Making sense of Uzbek economic figures is a difficult task. With no way to verify official data, observers must parse the limited information Tashkent drips out. And those official stats often appear more like a wish than reality.
So take the following in that spirit.
Citing parliamentary budget committee papers, the Novyy Vek newspaper reports that Tashkent posted a budget surplus worth 0.4 percent of GDP in the period from January to March this year.
The surplus stood at 86.7 billion sums ($41.6 million at the official exchange rate) in the first quarter of 2013, Novyy Vek said on June 4. Budget revenue was $2.58 billion (24.8 percent of the first quarter GDP) and expenditure totaled $2.53 billion (24.4 percent). The newspaper did not provide budget figures for 2012, but said the 2013 national budget was approved with a deficit of $575.5 million, or 1 percent of GDP.

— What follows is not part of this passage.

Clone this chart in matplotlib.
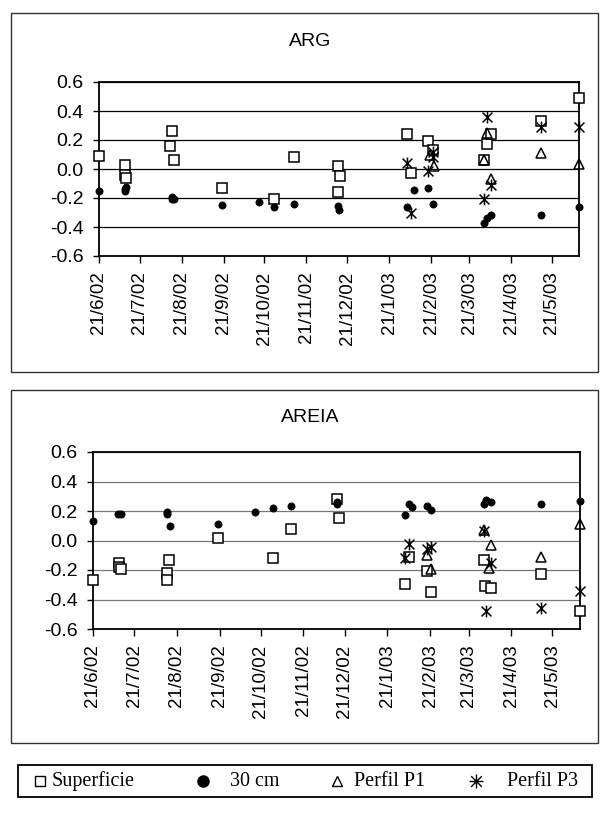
import matplotlib
matplotlib.use('Agg')
import matplotlib.pyplot as plt
import matplotlib.dates as mdates
from matplotlib.path import Path
from matplotlib.patches import Rectangle
from matplotlib.lines import Line2D
import pandas as pd

plt.rcParams['font.family'] = ['Liberation Sans', 'DejaVu Sans']
plt.rcParams['axes.unicode_minus'] = False

# ---- ARG ----
arg_sup_dates = ['2002-06-21', '2002-07-10', '2002-07-10', '2002-07-11', '2002-08-12', '2002-08-14',
                 '2002-08-15', '2002-09-20', '2002-10-28', '2002-11-12', '2002-12-14', '2002-12-14',
                 '2002-12-16', '2003-02-03', '2003-02-06', '2003-02-19', '2003-02-22', '2003-04-01',
                 '2003-04-03', '2003-04-06', '2003-05-13', '2003-06-10']
arg_sup_vals = [0.09, 0.03, -0.04, -0.065, 0.16, 0.26,
                0.06, -0.13, -0.21, 0.08, 0.02, -0.16,
                -0.05, 0.24, -0.03, 0.19, 0.13, 0.06,
                0.17, 0.24, 0.33, 0.49]

arg_30_dates = ['2002-06-21', '2002-07-10', '2002-07-10', '2002-07-11', '2002-08-14', '2002-08-14',
                '2002-08-15', '2002-09-20', '2002-10-17', '2002-10-28', '2002-11-12', '2002-12-14',
                '2002-12-15', '2003-02-03', '2003-02-08', '2003-02-19', '2003-02-22', '2003-04-01',
                '2003-04-03', '2003-04-06', '2003-05-13', '2003-06-10']
arg_30_vals = [-0.155, -0.155, -0.14, -0.125, -0.19, -0.21,
               -0.21, -0.25, -0.225, -0.265, -0.24, -0.255,
               -0.28, -0.265, -0.145, -0.13, -0.24, -0.375,
               -0.34, -0.32, -0.32, -0.265]

arg_p1_dates = ['2003-02-20', '2003-02-23', '2003-04-01', '2003-04-03', '2003-04-06', '2003-05-13', '2003-06-10']
arg_p1_vals = [0.10, 0.02, 0.06, 0.25, -0.07, 0.11, 0.035]

arg_p3_dates = ['2003-02-03', '2003-02-06', '2003-02-19', '2003-02-22', '2003-02-22', '2003-04-01',
                '2003-04-03', '2003-04-06', '2003-05-13', '2003-06-10']
arg_p3_vals = [0.04, -0.30, -0.015, 0.12, 0.08, -0.21,
               0.36, -0.11, 0.29, 0.29]

# ---- AREIA ----
are_sup_dates = ['2002-06-21', '2002-07-10', '2002-07-10', '2002-07-11', '2002-08-15', '2002-08-14',
                 '2002-08-14', '2002-09-20', '2002-10-30', '2002-11-12', '2002-12-15', '2002-12-17',
                 '2003-02-03', '2003-02-06', '2003-02-19', '2003-02-22', '2003-04-01', '2003-04-02',
                 '2003-04-06', '2003-05-13', '2003-06-10']
are_sup_vals = [-0.265, -0.155, -0.18, -0.19, -0.13, -0.22,
                -0.27, 0.02, -0.12, 0.075, 0.28, 0.155,
                -0.295, -0.115, -0.21, -0.35, -0.13, -0.31,
                -0.32, -0.225, -0.48]

are_30_dates = ['2002-06-21', '2002-07-09', '2002-07-11', '2002-08-14', '2002-08-14', '2002-08-16',
                '2002-09-20', '2002-10-17', '2002-10-30', '2002-11-12', '2002-12-15', '2002-12-15',
                '2003-02-03', '2003-02-06', '2003-02-08', '2003-02-19', '2003-02-22', '2003-04-01',
                '2003-04-03', '2003-04-06', '2003-05-13', '2003-06-10']
are_30_vals = [0.13, 0.18, 0.18, 0.195, 0.18, 0.10,
               0.115, 0.195, 0.22, 0.235, 0.26, 0.25,
               0.17, 0.25, 0.225, 0.235, 0.21, 0.25,
               0.275, 0.26, 0.25, 0.265]

are_p1_dates = ['2003-02-19', '2003-02-22', '2003-04-01', '2003-04-05', '2003-04-06', '2003-05-13', '2003-06-10']
are_p1_vals = [-0.095, -0.195, 0.07, -0.185, -0.03, -0.11, 0.115]

are_p3_dates = ['2003-02-03', '2003-02-06', '2003-02-19', '2003-02-22', '2003-04-01',
                '2003-04-03', '2003-04-06', '2003-05-13', '2003-06-10']
are_p3_vals = [-0.12, -0.025, -0.06, -0.045, 0.065,
               -0.475, -0.155, -0.46, -0.34]

labels = ['Superficie', '30 cm', 'Perfil P1', 'Perfil P3']
y_ticks = [-0.6, -0.4, -0.2, 0.0, 0.2, 0.4, 0.6]
x_start, x_end = '2002-06-21', '2003-06-10'

# Excel-like star: X plus a vertical bar
star = Path([(-1, -1), (1, 1), (-1, 1), (1, -1), (0, -1.2), (0, 1.2)],
            [Path.MOVETO, Path.LINETO, Path.MOVETO, Path.LINETO, Path.MOVETO, Path.LINETO])
star8 = Path([(-1, -1), (1, 1), (-1, 1), (1, -1), (0, -1.3), (0, 1.3), (-1.3, 0), (1.3, 0)],
             [Path.MOVETO, Path.LINETO] * 4)

styles = [dict(marker='s', ms=6.5, mfc='white', mec='black', mew=1.1),
          dict(marker='o', ms=5.2, mfc='black', mec='black', mew=0.5),
          dict(marker='^', ms=7, mfc='none', mec='black', mew=1.1),
          dict(marker=star, ms=8.5, mfc='none', mec='black', mew=1.1)]


def panel(ax, series, grid_color):
    for (d, v), st in zip(series, styles):
        ax.plot(pd.to_datetime(d), v, ls='none', clip_on=False, zorder=3, **st)
    ax.set_xlim(pd.Timestamp(x_start), pd.Timestamp(x_end))
    ax.set_ylim(-0.6, 0.6)
    ax.set_yticks(y_ticks)
    ax.set_yticklabels([f'{t:.1f}' for t in y_ticks], fontsize=14)
    ax.xaxis.set_major_locator(mdates.MonthLocator(bymonthday=21))
    ax.xaxis.set_major_formatter(plt.FuncFormatter(
        lambda x, pos: (lambda d: f'{d.day}/{d.month}/{d:%y}')(mdates.num2date(x))))
    plt.setp(ax.get_xticklabels(), rotation=90, fontsize=13.5)
    ax.yaxis.grid(True, color=grid_color, lw=0.9)
    ax.set_axisbelow(True)
    for s in ax.spines.values():
        s.set_linewidth(1.3)
    ax.tick_params(axis='y', length=4, width=1, pad=7)
    ax.tick_params(axis='x', length=5, width=1, pad=6)


fig = plt.figure(figsize=(6, 8.14), dpi=100)
W, H = 600, 814

for (x0, y0, x1, y1) in [(11, 13, 598, 372), (11, 390, 598, 743)]:
    fig.add_artist(Rectangle((x0 / W, 1 - y1 / H), (x1 - x0) / W, (y1 - y0) / H,
                             transform=fig.transFigure, fill=False, ec='#333333', lw=1))

ax1 = fig.add_axes([99 / W, 1 - 256 / H, (579 - 99) / W, (256 - 82) / H])
ax2 = fig.add_axes([93 / W, 1 - 629 / H, (580 - 93) / W, (629 - 452) / H])

panel(ax1, [(arg_sup_dates, arg_sup_vals), (arg_30_dates, arg_30_vals),
            (arg_p1_dates, arg_p1_vals), (arg_p3_dates, arg_p3_vals)], 'black')
panel(ax2, [(are_sup_dates, are_sup_vals), (are_30_dates, are_30_vals),
            (are_p1_dates, are_p1_vals), (are_p3_dates, are_p3_vals)], '#777777')

fig.text(310 / W, 1 - 42 / H, 'ARG', ha='center', va='center', fontsize=14)
fig.text(310 / W, 1 - 418 / H, 'AREIA', ha='center', va='center', fontsize=14)

# legend drawn by hand so entries spread across the box like the original
fig.add_artist(Rectangle((18 / W, 1 - 797 / H), (592 - 18) / W, (797 - 765) / H,
                         transform=fig.transFigure, fill=False, ec='black', lw=1.3))
leg_styles = [dict(marker='s', ms=6.5, mfc='white', mec='black', mew=1.0),
              dict(marker='o', ms=8, mfc='black', mec='black'),
              dict(marker='^', ms=7.5, mfc='none', mec='black', mew=1.0),
              dict(marker=star8, ms=10, mfc='none', mec='black', mew=1.0)]
mark_x = [40, 203, 337, 476]
text_x = [52, 230, 354, 507]
ly = 1 - 781 / H
for lab, st, mx, tx in zip(labels, leg_styles, mark_x, text_x):
    fig.add_artist(Line2D([mx / W], [ly], transform=fig.transFigure, ls='none', **st))
    fig.text(tx / W, ly, lab, ha='left', va='center', fontsize=14.5, family='Liberation Serif')

fig.savefig('out.png', dpi=100, facecolor='white')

"The main factors increasing the state budget's revenue … are the expanding tax basis and increasing tax collection," Novyy Vek reported, citing the parliamentary documents.
While local income and corporate tax rates have stayed largely unchanged over the past year, Tashkent increased the petrol tax by 20 percent in 2013 and has slapped unpopular new excise and customs duties on a wide range of imports, sparking inflation fears.